Mr Gobel fears rural accountants will also be winners as farmers rush to pre-empt the tax.

“There’ll be people who will be looking to get ahead of the change in legislation,” he said,

“I can guarantee you there’ll be accounting firms in regional centres that will be run off their feet, advising farmers on how to restructure their tax affairs.”

The NFF points to University of Adelaide research suggesting almost 50,000 SMSF members would face an immediate impact.

“More concerning is that 13.5 per cent of affected members would experience significant liquidity stress, unable to meet tax obligations without selling assets,” Mr Jochinke writes in his opinion piece.

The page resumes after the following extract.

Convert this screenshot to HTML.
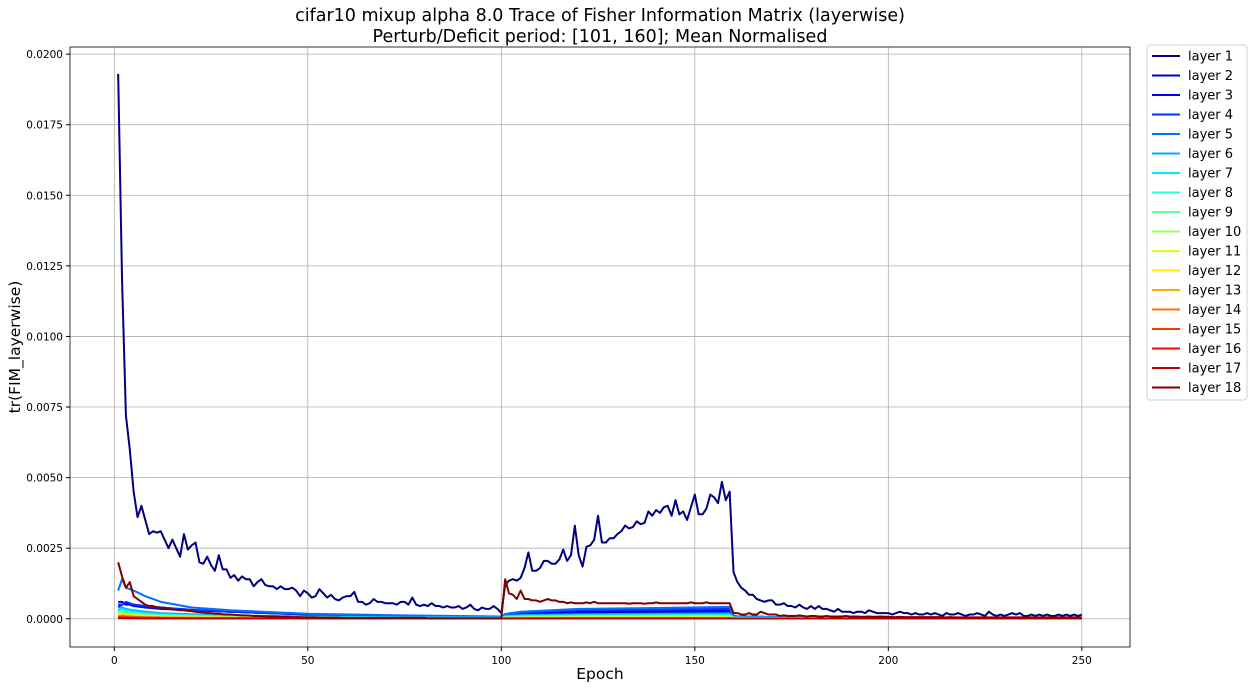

“The Treasurer’s suggestion that someone else will eventually index the threshold offers cold comfort to the 3500 farmers facing immediate hardship. It’s also possible a future treasurer would use this precedent to expand taxation of unrealised capital gains.

“The National Farmers’ Federation isn’t opposing reasonable reform of superannuation concessions. But taxing unrealised gains represents a dangerous departure from established tax principles with far-reaching consequences beyond the targeted ‘half a per cent’.”